What are the signs of economic abuse?
If your partner, former partner or anyone else is controlling how you make or spend money, or other areas of your life, including housing, food and employment, you may be experiencing economic abuse.
Economic abuse can be difficult to identify. It can develop slowly and could begin with behaviour that at first seems protective or caring, for example, offering to take care of all the finances or encouraging you not to work so that you can look after the children.
Over-spending or building up debts in your name or joint names, can also develop slowly and may not be obvious at first. Some women may have lived with economic abuse for many years, and it can continue after leaving.
Despite the difficulties in recognising economic abuse, it is very common. Gender based research highlights, one in six women in the UK has experienced economic abuse by a current or former partner.
If you are experiencing economic abuse, you are not alone. There are people and organisations who can help you take steps to reach safety and regain control of your finances.
Only take any of the following actions if it is safe for you to do so. You are the best judge of whether taking any actions might lead to further harm.
Economic abuse rarely happens in isolation; it normally happens alongside other forms of domestic abuse. If you are in immediate danger, call the police on 999. Click here for information on how the police can help.
If you are not in immediate danger but need support, you can call a domestic abuse helplineor contact your local domestic abuse service. You can search for your local service on the Women’s Aid website or on Hestia’s Bright Sky app. Many charities have ways to contact them online, which may help you hide the contact from the abuser.
If your are concerned about debt, in the first instance NHS Credit Union can speak to you about a debt consolidation loan, however if you require more specialised help for example: If someone has forced you to make transactions that have led you into debt, it is important to speak to a qualified debt advisor. They can help you to find the right debt solution for you, depending on your circumstances.

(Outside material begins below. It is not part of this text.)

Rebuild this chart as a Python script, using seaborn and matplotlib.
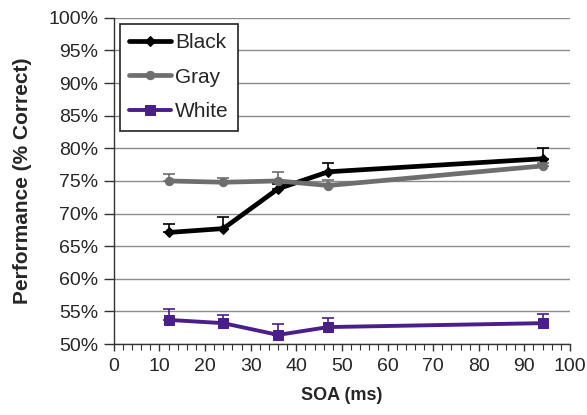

Notify NHS credit union to make them aware, by mentioning Safe Harbour or putting this hand emoji in the chat
This alerts the staff member to the fact that you may be experiencing economic abuse. This can be a useful step to help you regain control of your money. Staff will suggest ways of keeping control your finances and ensure any new credit union information is confidential and safe.
To contact the Financial Support line for advice and guidance call the freephone number 08081968845 between 9am–5pm Monday to Friday. Calls are free of charge. For callers whose first language is not English, an interpretation service is available on request.
Under the new Consumer Duty (confirmed in Financial Conduct Authority ‘FCA’ publications PS 22/9 and FG 22/5) a set of higher standards of consumer protection must be implemented across financial services. This requires NHSCU to put their members wellbeing first, with a particular emphasis on treatment of members with characteristics of vulnerability or who may be at a greater risk of harm from economic abuse.